Thanks, using that I can get a list of rules with

bazel --bazelrc=devtools/bazel.rc query --universe_scope="//..." --order_output=no 'kind(rule, siblings(buildfiles(rbuildfiles(WORKSPACE))))

However, when I try to expand it to multiple BUILD files it fails: bazel --bazelrc=devtools/bazel.rc query --universe_scope="//..." --order_output=no 'kind(rule, siblings(buildfiles(rbuildfiles(WORKSPACE + foo/BUILD))))

janakdr commented 6 years ago

Try separating your arguments with commas.

kavehv commented 6 years ago

Aha...this worked, thanks. It's not optimal, but it's at least doable. I still think that this is something rdeps should provide when pointed to any BUILD file.

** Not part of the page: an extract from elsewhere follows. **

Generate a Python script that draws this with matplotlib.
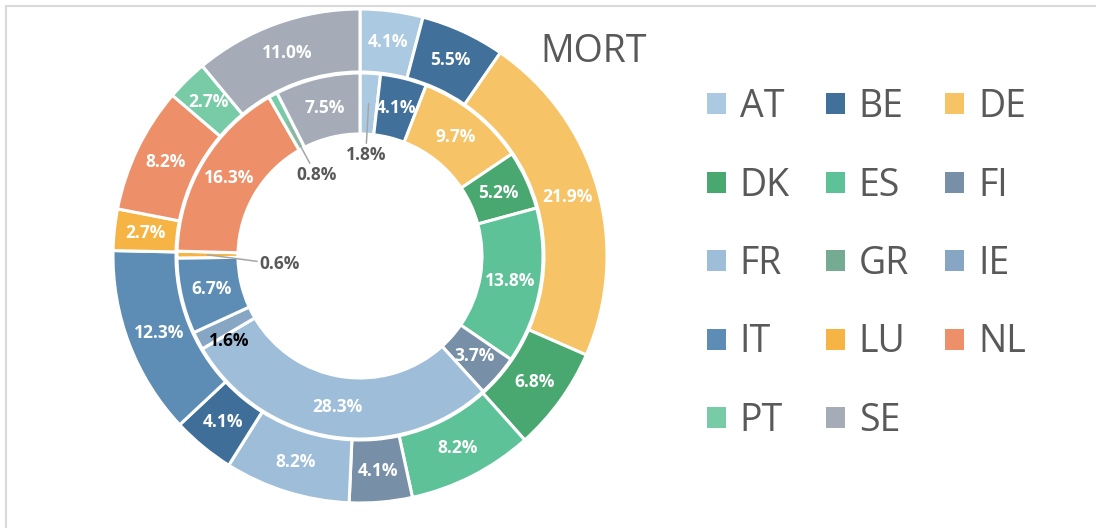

cpoole commented 4 years ago

I agree, a build file modification should definitely by considered a dependency of the targets it defines.

ulfjack commented 4 years ago

Do you realize that making such a change to query is not enough to calculate the affected targets?

A BUILD file change can cause four types of changes: (1) remove a target (2) modify a target in a significant way (3) modify a target in a way that does not actually affect it (e.g., by changing whitespace or formatting in the target definition in a way that has no semantic effect) (4) add a new target

Currently, BUILD file changes are ignored, and what you're proposing would result in covering cases (2), (3), and (4). In case (3), we'd actually prefer not being notified about the change, if possible (but maybe not a deal-breaker). For case (1), you need to do a before/after diff on the target graph, which query cannot do by design (it can only see the one version of the code it's running in). If you have to do that anyway, making that also cover (2) and (4) seems not too difficult.

Maybe there's a use case here for making the proposed change, but it's not immediately obvious to me.

moesy commented 1 year ago

Anyone know the recommended way to address this today? rdeps still return empty when the set of files contains only build and bzl files.